Much of her work has taken place behind the scenes, but its effects are everywhere as she helped rethink how Memorial engages with prospective students.

Shona Perry-Maidment on a recruitment visit to Zimbabwe in 2014. Photo from the Gazette.
Under her leadership, recruitment tours became more intentional, outreach to schools more responsive and the university’s message more coherent across provinces, countries and platforms.
The digital transformation of Memorial’s communications – which today seems inevitable – was not inevitable at all. It required foresight and determination, qualities she brought to every project.
Website redesigns and new digital recruitment helped advance our university closer to the expectations of a new generation. They made it easier for students to find information, to apply and to imagine themselves at Memorial. They also helped the university understand what students needed long before they ever stepped foot on campus.
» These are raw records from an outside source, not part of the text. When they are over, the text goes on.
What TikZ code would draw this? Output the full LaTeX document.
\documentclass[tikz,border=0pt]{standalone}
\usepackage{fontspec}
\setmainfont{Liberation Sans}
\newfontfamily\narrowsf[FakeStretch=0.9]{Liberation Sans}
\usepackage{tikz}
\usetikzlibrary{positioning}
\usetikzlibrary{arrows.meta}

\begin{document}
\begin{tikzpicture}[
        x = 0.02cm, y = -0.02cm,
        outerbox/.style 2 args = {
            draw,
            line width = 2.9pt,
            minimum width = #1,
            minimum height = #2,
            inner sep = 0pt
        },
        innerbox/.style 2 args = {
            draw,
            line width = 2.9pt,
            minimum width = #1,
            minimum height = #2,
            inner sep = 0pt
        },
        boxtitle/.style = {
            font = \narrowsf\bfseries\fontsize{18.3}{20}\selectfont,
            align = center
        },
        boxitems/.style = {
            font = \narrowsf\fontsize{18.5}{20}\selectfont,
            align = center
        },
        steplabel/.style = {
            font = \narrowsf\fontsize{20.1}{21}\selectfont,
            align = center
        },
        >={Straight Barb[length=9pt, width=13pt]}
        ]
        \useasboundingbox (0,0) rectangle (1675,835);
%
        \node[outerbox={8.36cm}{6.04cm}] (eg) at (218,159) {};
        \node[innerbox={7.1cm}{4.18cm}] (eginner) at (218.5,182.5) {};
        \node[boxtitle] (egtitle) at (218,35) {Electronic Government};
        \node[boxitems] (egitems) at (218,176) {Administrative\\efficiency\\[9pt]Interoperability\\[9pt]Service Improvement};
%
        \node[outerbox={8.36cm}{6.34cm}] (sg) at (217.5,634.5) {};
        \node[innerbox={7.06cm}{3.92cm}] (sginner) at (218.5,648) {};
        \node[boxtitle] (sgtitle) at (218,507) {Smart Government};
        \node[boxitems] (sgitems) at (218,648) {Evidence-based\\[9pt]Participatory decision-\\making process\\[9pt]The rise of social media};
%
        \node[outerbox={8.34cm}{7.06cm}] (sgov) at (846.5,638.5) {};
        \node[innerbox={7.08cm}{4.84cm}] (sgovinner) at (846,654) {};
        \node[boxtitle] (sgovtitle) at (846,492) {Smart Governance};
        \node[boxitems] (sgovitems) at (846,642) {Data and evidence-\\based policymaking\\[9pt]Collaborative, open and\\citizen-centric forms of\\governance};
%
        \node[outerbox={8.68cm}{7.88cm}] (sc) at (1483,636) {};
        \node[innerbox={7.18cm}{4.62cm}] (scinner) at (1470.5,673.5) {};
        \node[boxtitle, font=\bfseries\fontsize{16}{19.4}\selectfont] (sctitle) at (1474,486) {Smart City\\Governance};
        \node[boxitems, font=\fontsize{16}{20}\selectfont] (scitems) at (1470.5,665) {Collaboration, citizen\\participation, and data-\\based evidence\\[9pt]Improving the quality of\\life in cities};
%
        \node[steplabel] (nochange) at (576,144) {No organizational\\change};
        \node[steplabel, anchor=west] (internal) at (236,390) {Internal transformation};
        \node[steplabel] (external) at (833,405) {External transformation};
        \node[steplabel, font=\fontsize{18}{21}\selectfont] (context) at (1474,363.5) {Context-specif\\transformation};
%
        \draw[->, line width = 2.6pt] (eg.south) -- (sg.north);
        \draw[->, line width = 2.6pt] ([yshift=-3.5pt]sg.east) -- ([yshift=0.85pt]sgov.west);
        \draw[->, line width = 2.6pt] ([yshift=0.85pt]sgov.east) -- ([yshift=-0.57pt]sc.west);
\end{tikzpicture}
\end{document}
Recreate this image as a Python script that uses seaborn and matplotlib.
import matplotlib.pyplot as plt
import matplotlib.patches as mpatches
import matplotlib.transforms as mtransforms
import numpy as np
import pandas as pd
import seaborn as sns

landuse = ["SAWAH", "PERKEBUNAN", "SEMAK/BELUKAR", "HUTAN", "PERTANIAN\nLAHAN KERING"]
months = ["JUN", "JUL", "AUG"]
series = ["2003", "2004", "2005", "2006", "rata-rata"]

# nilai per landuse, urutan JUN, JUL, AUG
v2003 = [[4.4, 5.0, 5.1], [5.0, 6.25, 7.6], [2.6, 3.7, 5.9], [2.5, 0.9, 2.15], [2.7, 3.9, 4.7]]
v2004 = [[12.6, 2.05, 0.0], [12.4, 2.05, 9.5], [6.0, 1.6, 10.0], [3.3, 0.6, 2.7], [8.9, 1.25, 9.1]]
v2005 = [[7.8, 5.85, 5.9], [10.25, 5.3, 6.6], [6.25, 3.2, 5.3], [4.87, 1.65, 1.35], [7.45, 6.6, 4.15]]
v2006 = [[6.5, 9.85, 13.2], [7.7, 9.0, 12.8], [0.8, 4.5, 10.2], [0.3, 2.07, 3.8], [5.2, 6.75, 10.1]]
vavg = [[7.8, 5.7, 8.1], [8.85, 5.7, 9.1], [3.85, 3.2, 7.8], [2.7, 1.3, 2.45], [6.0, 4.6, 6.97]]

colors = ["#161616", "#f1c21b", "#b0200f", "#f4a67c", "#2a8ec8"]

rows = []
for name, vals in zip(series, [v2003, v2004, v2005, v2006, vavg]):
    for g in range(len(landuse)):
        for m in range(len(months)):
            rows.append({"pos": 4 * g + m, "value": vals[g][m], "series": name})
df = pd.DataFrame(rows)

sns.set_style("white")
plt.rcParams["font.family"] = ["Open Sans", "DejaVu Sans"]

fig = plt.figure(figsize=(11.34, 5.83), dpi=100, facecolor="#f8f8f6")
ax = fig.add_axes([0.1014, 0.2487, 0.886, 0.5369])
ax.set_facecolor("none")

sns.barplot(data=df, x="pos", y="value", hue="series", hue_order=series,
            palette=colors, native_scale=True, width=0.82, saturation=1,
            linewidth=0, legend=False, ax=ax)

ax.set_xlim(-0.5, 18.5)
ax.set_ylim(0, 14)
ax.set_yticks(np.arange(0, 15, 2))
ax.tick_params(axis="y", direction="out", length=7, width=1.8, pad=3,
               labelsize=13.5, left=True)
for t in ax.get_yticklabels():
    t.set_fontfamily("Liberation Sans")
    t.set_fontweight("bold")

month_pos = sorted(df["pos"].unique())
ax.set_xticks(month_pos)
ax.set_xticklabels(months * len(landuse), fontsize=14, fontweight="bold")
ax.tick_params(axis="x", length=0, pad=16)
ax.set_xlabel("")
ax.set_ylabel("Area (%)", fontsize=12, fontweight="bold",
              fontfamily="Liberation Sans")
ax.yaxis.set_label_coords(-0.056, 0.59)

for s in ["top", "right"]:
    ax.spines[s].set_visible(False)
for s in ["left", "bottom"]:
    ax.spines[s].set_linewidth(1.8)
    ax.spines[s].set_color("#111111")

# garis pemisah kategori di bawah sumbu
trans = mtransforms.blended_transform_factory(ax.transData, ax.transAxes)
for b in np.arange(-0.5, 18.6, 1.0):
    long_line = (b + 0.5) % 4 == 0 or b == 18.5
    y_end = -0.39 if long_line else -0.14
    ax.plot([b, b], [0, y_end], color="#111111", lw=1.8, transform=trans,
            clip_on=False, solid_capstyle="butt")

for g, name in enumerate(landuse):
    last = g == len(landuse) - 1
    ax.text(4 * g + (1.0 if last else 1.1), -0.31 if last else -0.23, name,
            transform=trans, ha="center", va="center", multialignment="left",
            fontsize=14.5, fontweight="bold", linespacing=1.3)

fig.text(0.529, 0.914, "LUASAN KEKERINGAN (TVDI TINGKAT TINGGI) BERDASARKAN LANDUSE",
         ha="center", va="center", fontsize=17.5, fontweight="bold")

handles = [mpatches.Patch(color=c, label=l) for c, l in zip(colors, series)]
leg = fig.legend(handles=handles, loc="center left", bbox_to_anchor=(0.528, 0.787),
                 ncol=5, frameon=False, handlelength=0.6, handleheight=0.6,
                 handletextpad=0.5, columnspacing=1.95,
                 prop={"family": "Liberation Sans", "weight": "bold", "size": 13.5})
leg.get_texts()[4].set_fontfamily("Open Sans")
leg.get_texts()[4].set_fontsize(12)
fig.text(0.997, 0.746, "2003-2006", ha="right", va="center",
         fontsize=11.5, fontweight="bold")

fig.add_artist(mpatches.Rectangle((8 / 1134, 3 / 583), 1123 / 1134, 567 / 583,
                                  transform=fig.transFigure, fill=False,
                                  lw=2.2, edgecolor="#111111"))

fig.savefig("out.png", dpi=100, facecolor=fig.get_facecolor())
Her work also extended beyond Memorial’s borders. She has been an active voice in national recruitment and marketing networks, contributing to conversations about how Canadian universities can adapt to changing student pathways, the rise of digital engagement and the growing importance of student experience as a differentiator.
Through these efforts, she brought new ideas back to Memorial and ensured the university remained connected to broader trends across the country.
In 2006, she was awarded Memorial’s President’s Award for Exemplary Service. That award, among the university’s highest staff honours, recognized her years of dedication and her ability to turn ideas into connections.
Through all her work, she was guided by the core belief that students should feel seen and supported as they prepare to make one of the most important decisions in their lives.
It’s true that change can sometimes be imperceptible. But in reality, student recruitment at Memorial has advanced by leaps and bounds. It’s visible in rising engagement numbers, more sophisticated communications systems and a stronger institutional identity. And those changes live inside a culture that supports its students from the very first encounter.
In every role she held, Ms. Perry-Maidment made change happen, and with purpose, clarity and understanding, she strengthened Memorial’s ability to welcome the world.